Związki rzeczywistości wirtualnej i sztuki
Rzeczywistość wirtualna jest najczęściej charakteryzowana jako zbiór technologii, dzięki którym może dojść do integracji użytkownika ze środowiskiem symulowanym komputerowo. Technologie VR mają przede wszystkim charakter wizualno-dźwiękowy i bazują na projektowaniu trójwymiarowego obrazu, który trafia na ekran komputera albo na ekrany okalające, które są specjalnie przygotowane w tym celu i potęgują efekt immersji. Użytkownik, który jest przez nie otoczony, posiada też specjalne okulary, a niekiedy również rękawice. Pozwala mu to na wchodzenie w interakcje z tak stworzonym środowiskiem, a nawet – na przemieszczanie się w jego obrębie. Sama perspektywa trójwymiarowa jest zresztą aktualizowana na bieżąco tak, aby odpowiadała aktualnemu punktowi widzenia użytkownika.
Dziś symulacja rzeczywistości w oparciu o VR znajduje zastosowanie między innymi w celach militarnych i naukowych, choć interesuje się nią również sztuka. Gdybyśmy mieli wskazać na ten system środowiska rzeczywistości wirtualnej, który jest nie tylko najbardziej znany, ale i najczęściej wykorzystywany, z pewnością byłby to system CAVE stworzony na uniwersytecie Illinois w Chicago i zaprezentowany jeszcze w roku 1992. Sam termin wirtualna rzeczywistość zawdzięczamy Jaronowi Lanierowi – informatykowi, a jednocześnie muzykowi i artyście zajmującemu się rzeczywistościami wirtualnymi w latach dziewięćdziesiątych ubiegłego wieku. Co ciekawe, choć sama wirtualna rzeczywistość jest rozwiązaniem stosunkowo nowym, już dziś możemy mówić o jej relatywnie długim związku ze sztuką, w tym zwłaszcza – ze sztuką komputerową.

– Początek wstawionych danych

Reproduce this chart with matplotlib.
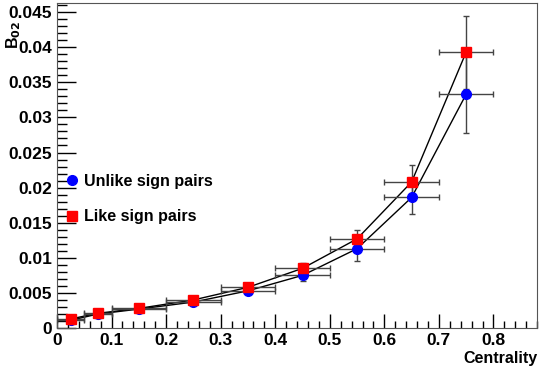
import numpy as np
import matplotlib as mlp
mlp.use("Agg")
import matplotlib.pyplot as plt
from matplotlib.ticker import MultipleLocator

plt.rcParams['font.family'] = ['Liberation Sans', 'DejaVu Sans']
plt.rcParams['font.weight'] = 'bold'

# centrality bins
cent = [0.025, 0.075, 0.15, 0.25, 0.35, 0.45, 0.55, 0.65, 0.75]
cent_err = [0.025, 0.025, 0.05, 0.05, 0.05, 0.05, 0.05, 0.05, 0.05]

# unlike sign pairs
b02_unlike = [0.0011, 0.0020, 0.0027, 0.0037, 0.0053, 0.0075, 0.0113, 0.0186, 0.0333]
err_unlike = [0.0002, 0.0002, 0.0002, 0.0003, 0.0005, 0.0008, 0.0017, 0.0023, 0.0055]

# like sign pairs
b02_like = [0.0013, 0.0021, 0.0028, 0.0040, 0.0058, 0.0085, 0.0127, 0.0208, 0.0393]
err_like = [0.0002, 0.0002, 0.0002, 0.0003, 0.0005, 0.0008, 0.0013, 0.0024, 0.0052]

fig = plt.figure(figsize=(5.4, 3.69), dpi=100)
ax = fig.add_axes([0.1056, 0.111, 0.889, 0.881])

ax.plot(cent, b02_unlike, color='black', lw=1, zorder=2)
ax.plot(cent, b02_like, color='black', lw=1, zorder=2)
ax.errorbar(cent, b02_unlike, xerr=cent_err, yerr=err_unlike, fmt='none',
            ecolor='#444444', elinewidth=1, capsize=2, zorder=3)
ax.errorbar(cent, b02_like, xerr=cent_err, yerr=err_like, fmt='none',
            ecolor='#444444', elinewidth=1, capsize=2, zorder=3)
ax.plot(cent, b02_unlike, 'o', color='blue', ms=7, ls='none', zorder=4,
        label='Unlike sign pairs')
ax.plot(cent, b02_like, 's', color='red', ms=7, ls='none', zorder=5,
        label='Like sign pairs')

ax.set_xlim(0, 0.88)
ax.set_ylim(0, 0.0463)
ax.xaxis.set_minor_locator(MultipleLocator(0.02))
ax.yaxis.set_minor_locator(MultipleLocator(0.001))
ax.tick_params(which='both', direction='in', top=False, right=False,
               labelsize=12.5)
ax.tick_params(axis='y', which='major', length=14, width=1)
ax.tick_params(axis='y', which='minor', length=7, width=1)
ax.tick_params(axis='x', which='major', length=10, width=1)
ax.tick_params(axis='x', which='minor', length=5, width=1)
ax.set_xticks(np.arange(0, 0.81, 0.1))
ax.set_xticklabels(['0', '0.1', '0.2', '0.3', '0.4', '0.5', '0.6', '0.7', '0.8'])
ax.set_yticks(np.arange(0, 0.0451, 0.005))
ax.set_yticklabels(['0', '0.005', '0.01', '0.015', '0.02', '0.025', '0.03',
                    '0.035', '0.04', '0.045'])
for s in ax.spines.values():
    s.set_color('#555555')

fig.text(0.995, 0.008, 'Centrality', ha='right', va='bottom', fontsize=11.5,
         fontweight='bold')
fig.text(0.008, 0.945, r'B$_{\mathbf{02}}$', ha='left', va='top', rotation=90,
         fontsize=11.5, fontweight='bold')

ax.legend(loc='upper left', bbox_to_anchor=(0.005, 0.495), frameon=False,
          fontsize=11.5, handlelength=0.8, handletextpad=0.35, labelspacing=1.3,
          borderaxespad=0)

plt.savefig("out.png", dpi=100)
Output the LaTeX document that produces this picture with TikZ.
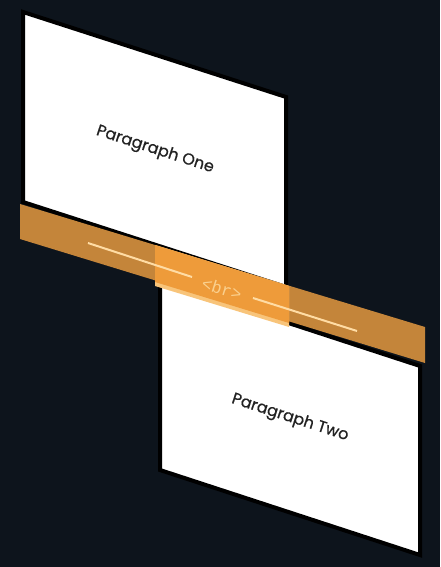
\documentclass[tikz,border=0pt]{standalone}
\usepackage{fontspec}
\setmainfont{Poppins}
\newfontfamily\labelfont[FakeBold=0.7]{Poppins}
\newfontfamily\codefont{Liberation Mono}
\definecolor{bg}{HTML}{0D141C}
\definecolor{banddark}{HTML}{C4853A}
\definecolor{bandmid}{HTML}{EE9B3A}
\definecolor{bandlight}{HTML}{F8C47A}
\definecolor{cream}{HTML}{FFDCA4}
\definecolor{txt}{HTML}{222222}
\definecolor{codetxt}{HTML}{FAD08E}
\tikzset{
  card/.style={fill=white, draw=black, line width=4pt, line join=miter},
  cardlabel/.style={font=\labelfont\fontsize{16}{19}\selectfont, text=txt, rotate=-18},
  brline/.style={draw=cream, line width=2pt},
  codelabel/.style={font=\codefont\fontsize{17}{20}\selectfont, text=codetxt, rotate=-17.5}
}
\begin{document}
\begin{tikzpicture}[x=1pt,y=-1pt]
\useasboundingbox (0,0) rectangle (440,567);
\fill[bg] (0,0) rectangle (440,567);
% card two
\draw[card] (160,281) -- (420,366) -- (420,555) -- (160,470) -- cycle;
% card one
\draw[card] (23,12) -- (286,97) -- (286,287) -- (23,202) -- cycle;
% band
\fill[banddark] (20,204) -- (425,327) -- (425,363) -- (20,239) -- cycle;
\fill[bandlight] (155,245) -- (289,286) -- (289,327) -- (155,286) -- cycle;
\fill[bandmid] (155,245) -- (289,286) -- (289,323) -- (155,282) -- cycle;
% lines and label
\coordinate (l1a) at (88,243);
\coordinate (l1b) at (192,277);
\coordinate (l2a) at (253,298);
\coordinate (l2b) at (357,331);
\draw[brline] (l1a) -- (l1b);
\draw[brline] (l2a) -- (l2b);
\node[codelabel] (br) at (222,289) {<br>};
\node[cardlabel] (p1) at (155,150) {Paragraph One};
\node[cardlabel] (p2) at (290,418) {Paragraph Two};
\end{tikzpicture}
\end{document}
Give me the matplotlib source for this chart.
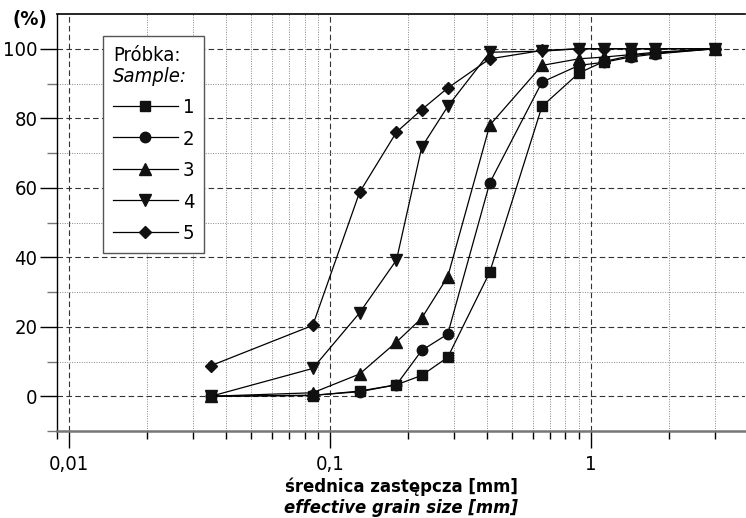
import os
import matplotlib
matplotlib.use("Agg")
import matplotlib.pyplot as plt
from matplotlib import font_manager as fm
from matplotlib.offsetbox import TextArea, VPacker
from matplotlib.ticker import FixedLocator, LogLocator, NullFormatter

# grain diameters [mm]
d = [0.035, 0.086, 0.13, 0.18, 0.225, 0.283, 0.41, 0.65, 0.90, 1.12, 1.42, 1.77, 3.0]

# passing percentage per sample
s1 = [0.0, 0.2, 1.5, 3.3, 6.0, 11.2, 35.7, 83.4, 93.0, 96.3, 98.0, 98.7, 100.0]
s2 = [0.0, 0.3, 1.3, 3.3, 13.2, 17.9, 61.4, 90.4, 95.2, 96.1, 97.6, 98.5, 100.0]
s3 = [0.0, 1.0, 6.4, 15.6, 22.5, 34.4, 78.0, 95.2, 97.1, 97.6, 98.3, 99.0, 100.0]
s4 = [0.0, 8.0, 24.0, 39.2, 71.7, 83.4, 99.0, 99.3, 100.0, 100.0, 100.0, 100.0, 100.0]
s5 = [8.8, 20.4, 58.7, 76.0, 82.5, 88.7, 97.1, 99.5, 100.0, 100.0, 100.0, 100.0, 100.0]

series = [s1, s2, s3, s4, s5]
labels = ['1', '2', '3', '4', '5']
markers = ['s', 'o', '^', 'v', 'D']
msizes = [7, 7.5, 8, 8, 6.5]
xtick_vals = [0.01, 0.1, 1]
xtick_labels = ['0,01', '0,1', '1']


# look for a narrow / condensed sans (the original uses a condensed grotesk)
def find_font(name):
    for f in fm.fontManager.ttflist:
        if os.path.basename(f.fname) == name:
            return f.fname
    return None


sets = [
    ['LiberationSansNarrow-Regular.ttf', 'LiberationSansNarrow-Bold.ttf',
     'LiberationSansNarrow-Italic.ttf', 'LiberationSansNarrow-BoldItalic.ttf'],
    ['DejaVuSansCondensed.ttf', 'DejaVuSansCondensed-Bold.ttf',
     'DejaVuSansCondensed-Oblique.ttf', 'DejaVuSansCondensed-BoldOblique.ttf'],
]
fonts = None
for s in sets:
    paths = [find_font(n) for n in s]
    if all(paths):
        fonts = paths
        break


def fp(kind, size):
    if fonts is None:
        styles = {'reg': ('normal', 'normal'), 'bold': ('bold', 'normal'),
                  'it': ('normal', 'italic'), 'boldit': ('bold', 'italic')}
        w, st = styles[kind]
        return fm.FontProperties(family='Liberation Sans', weight=w, style=st, size=size)
    idx = {'reg': 0, 'bold': 1, 'it': 2, 'boldit': 3}[kind]
    return fm.FontProperties(fname=fonts[idx], size=size)


fs = 14.5

fig = plt.figure(figsize=(7.46, 5.18), dpi=100)
ax = fig.add_axes([57/746, 1-431/518, (745-57)/746, (431-14)/518])

for y, lab, m, ms in zip(series, labels, markers, msizes):
    ax.plot(d, y, color='black', lw=0.9, marker=m, ms=ms, mfc='#111111', mec='#111111',
            label=lab, zorder=3)

ax.set_xscale('log')
ax.set_xlim(0.009, 3.9)
ax.set_ylim(-10, 110)

ax.xaxis.set_major_locator(FixedLocator(xtick_vals))
ax.set_xticklabels(xtick_labels)
ax.xaxis.set_minor_locator(LogLocator(base=10, subs=range(2, 10)))
ax.xaxis.set_minor_formatter(NullFormatter())
ax.yaxis.set_major_locator(FixedLocator([0, 20, 40, 60, 80, 100]))
ax.yaxis.set_minor_locator(FixedLocator([-10, 10, 30, 50, 70, 90]))
for lbl in ax.get_xticklabels() + ax.get_yticklabels():
    lbl.set_fontproperties(fp('reg', fs))

ax.grid(which='major', color='#333333', ls=(0, (5, 3)), lw=0.8)
ax.grid(which='minor', color='#888888', ls=(0, (1, 1.5)), lw=0.7)

ax.tick_params(axis='x', which='major', length=12, width=1, direction='out', pad=5)
ax.tick_params(axis='x', which='minor', length=6, width=1, direction='out')
ax.tick_params(axis='y', which='major', length=12, width=1, direction='out', pad=2)
ax.tick_params(axis='y', which='minor', length=7, width=1, direction='out', color='#777777')

ax.spines['right'].set_visible(False)
ax.spines['top'].set_linewidth(1.2)
ax.spines['left'].set_linewidth(1.0)
ax.spines['bottom'].set_color('#777777')
ax.spines['bottom'].set_linewidth(1.8)

leg = ax.legend(loc='upper left', bbox_to_anchor=(0.067, 0.947),
                prop=fp('reg', fs), handlelength=3.2, labelspacing=0.62, borderaxespad=0,
                fancybox=False, framealpha=1, edgecolor='#555555', borderpad=0.5,
                handletextpad=0.25, alignment='left')
leg.get_frame().set_linewidth(1.0)

# two-line legend title: regular Polish line, italic English line
title_pack = VPacker(children=[TextArea('Próbka:', textprops=dict(fontproperties=fp('reg', fs))),
                               TextArea('Sample:', textprops=dict(fontproperties=fp('it', fs)))],
                     align='left', pad=0, sep=1)
title_pack.set_figure(fig)
leg._legend_box._children[0] = title_pack

fig.text(30/746, 1-20/518, '(%)', fontproperties=fp('bold', fs), ha='center', va='center')
fig.text(401/746, 1-487/518, 'średnica zastępcza [mm]', fontproperties=fp('bold', 13.2),
         ha='center', va='center')
fig.text(401/746, 1-508/518, 'effective grain size [mm]', fontproperties=fp('boldit', 13.2),
         ha='center', va='center')

fig.savefig('out.png', dpi=100)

Pierwsze eksperymenty, w których można doszukać się związku z VR w dzisiejszym wydaniu, miały miejsce już w latach pięćdziesiątych i dotyczyły kina poszerzonego. Tam właśnie zastosowano po raz pierwszy ekrany okalające starając się dotrzeć do widza nie tylko przez wzrok, ale również przez inne zmysły. Wspomniany już Jaron Lanier także interesował się wirtualną rzeczywistością wówczas, gdy termin ten nie mówił wiele osobom zainteresowanym grami komputerowymi. Co ciekawe, obecnie sztuka zdaje się odchodzić od zainteresowania wirtualną rzeczywistością, a przynajmniej nie eksperymentuje z nią aż tak chętnie, jak w latach dziewięćdziesiątych. Obecna dekada to przede wszystkim czas idei Second Life, w której idea cyberprzestrzeni zmieszała się z ideą VR, choć tym razem musieliśmy ograniczyć się jedynie do tego, co jest nam w stanie pokazać ekran komputera. Co ciekawe, Second Life często jest miejsce, w którym prezentowana jest właśnie sztuka cyfrowa.